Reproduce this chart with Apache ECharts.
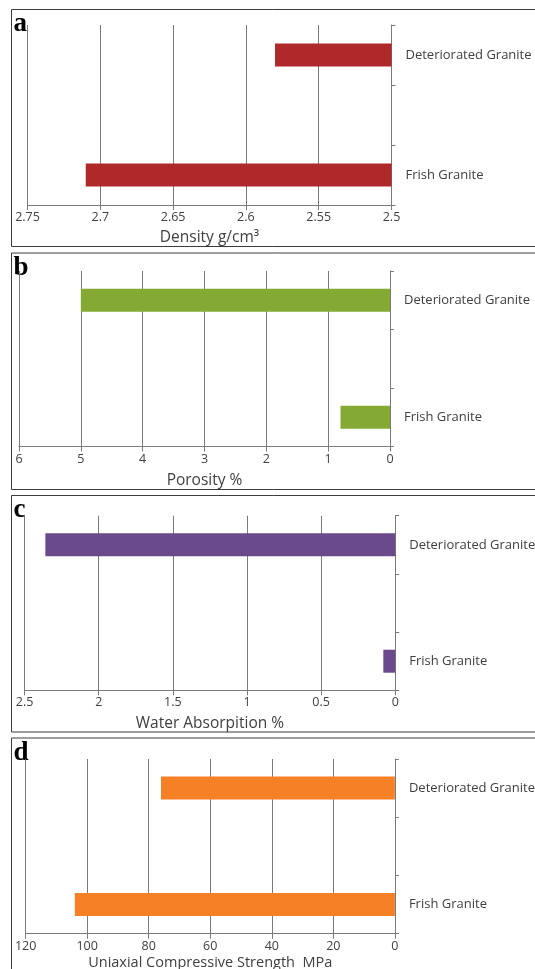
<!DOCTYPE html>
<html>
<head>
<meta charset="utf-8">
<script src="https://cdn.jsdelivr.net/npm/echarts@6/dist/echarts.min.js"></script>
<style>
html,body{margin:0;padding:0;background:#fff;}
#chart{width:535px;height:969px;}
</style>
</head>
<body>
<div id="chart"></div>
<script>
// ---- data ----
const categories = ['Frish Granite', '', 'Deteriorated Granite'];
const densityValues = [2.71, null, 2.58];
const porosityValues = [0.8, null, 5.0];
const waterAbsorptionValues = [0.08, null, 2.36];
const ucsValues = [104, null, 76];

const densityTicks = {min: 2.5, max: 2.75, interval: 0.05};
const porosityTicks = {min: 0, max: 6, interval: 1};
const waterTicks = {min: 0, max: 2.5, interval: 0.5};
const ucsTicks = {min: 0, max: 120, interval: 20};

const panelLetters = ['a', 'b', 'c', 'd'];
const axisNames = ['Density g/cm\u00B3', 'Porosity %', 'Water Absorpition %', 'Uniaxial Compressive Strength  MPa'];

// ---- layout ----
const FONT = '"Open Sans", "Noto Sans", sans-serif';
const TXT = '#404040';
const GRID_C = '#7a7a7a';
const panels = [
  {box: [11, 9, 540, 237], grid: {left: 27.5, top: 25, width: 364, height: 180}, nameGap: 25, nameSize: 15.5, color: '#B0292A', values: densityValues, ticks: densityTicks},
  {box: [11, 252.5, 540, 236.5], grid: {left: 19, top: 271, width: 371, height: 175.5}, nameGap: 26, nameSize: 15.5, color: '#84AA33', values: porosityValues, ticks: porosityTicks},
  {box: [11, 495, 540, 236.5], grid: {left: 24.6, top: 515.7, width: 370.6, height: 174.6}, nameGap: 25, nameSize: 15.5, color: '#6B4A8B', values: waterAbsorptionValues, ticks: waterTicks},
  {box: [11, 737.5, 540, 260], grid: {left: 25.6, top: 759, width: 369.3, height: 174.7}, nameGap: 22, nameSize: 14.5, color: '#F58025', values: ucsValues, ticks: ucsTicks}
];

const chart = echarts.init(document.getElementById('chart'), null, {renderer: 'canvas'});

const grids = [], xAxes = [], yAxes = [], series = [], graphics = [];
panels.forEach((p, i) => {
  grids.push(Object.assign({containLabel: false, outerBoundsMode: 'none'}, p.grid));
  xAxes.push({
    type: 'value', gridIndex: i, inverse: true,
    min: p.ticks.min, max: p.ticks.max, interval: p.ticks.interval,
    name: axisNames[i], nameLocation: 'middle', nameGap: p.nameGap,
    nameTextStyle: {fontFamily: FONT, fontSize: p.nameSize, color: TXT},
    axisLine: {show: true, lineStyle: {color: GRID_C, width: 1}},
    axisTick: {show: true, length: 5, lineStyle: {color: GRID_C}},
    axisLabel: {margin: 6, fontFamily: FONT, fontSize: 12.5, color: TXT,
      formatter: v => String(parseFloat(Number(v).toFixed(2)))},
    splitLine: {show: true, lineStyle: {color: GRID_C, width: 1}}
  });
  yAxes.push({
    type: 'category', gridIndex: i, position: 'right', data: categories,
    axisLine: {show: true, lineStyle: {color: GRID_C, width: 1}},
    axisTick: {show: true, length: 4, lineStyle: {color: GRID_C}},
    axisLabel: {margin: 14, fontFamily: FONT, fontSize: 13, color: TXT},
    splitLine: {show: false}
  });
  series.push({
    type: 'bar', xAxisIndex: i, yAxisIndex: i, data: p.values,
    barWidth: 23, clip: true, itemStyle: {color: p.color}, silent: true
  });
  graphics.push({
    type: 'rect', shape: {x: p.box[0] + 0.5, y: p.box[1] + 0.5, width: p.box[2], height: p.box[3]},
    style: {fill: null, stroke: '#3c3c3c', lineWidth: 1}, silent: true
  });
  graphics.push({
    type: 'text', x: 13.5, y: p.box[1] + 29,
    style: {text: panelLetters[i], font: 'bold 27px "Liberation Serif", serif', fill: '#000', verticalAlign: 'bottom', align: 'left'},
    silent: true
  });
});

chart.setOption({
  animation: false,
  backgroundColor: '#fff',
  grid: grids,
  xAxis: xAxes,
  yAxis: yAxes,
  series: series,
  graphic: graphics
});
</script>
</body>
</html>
———
• **Work to do**: Please reproduce the listing exactly from its opening line through the line that contains "const axisNames = ['Density", both included, with all pictures omitted.

• **Answer to this exercise**:
Reproduce this chart with Apache ECharts.
<!DOCTYPE html>
<html>
<head>
<meta charset="utf-8">
<script src="https://cdn.jsdelivr.net/npm/echarts@6/dist/echarts.min.js"></script>
<style>
html,body{margin:0;padding:0;background:#fff;}
#chart{width:535px;height:969px;}
</style>
</head>
<body>
<div id="chart"></div>
<script>
// ---- data ----
const categories = ['Frish Granite', '', 'Deteriorated Granite'];
const densityValues = [2.71, null, 2.58];
const porosityValues = [0.8, null, 5.0];
const waterAbsorptionValues = [0.08, null, 2.36];
const ucsValues = [104, null, 76];

const densityTicks = {min: 2.5, max: 2.75, interval: 0.05};
const porosityTicks = {min: 0, max: 6, interval: 1};
const waterTicks = {min: 0, max: 2.5, interval: 0.5};
const ucsTicks = {min: 0, max: 120, interval: 20};

const panelLetters = ['a', 'b', 'c', 'd'];
const axisNames = ['Density g/cm\u00B3', 'Porosity %', 'Water Absorpition %', 'Uniaxial Compressive Strength  MPa'];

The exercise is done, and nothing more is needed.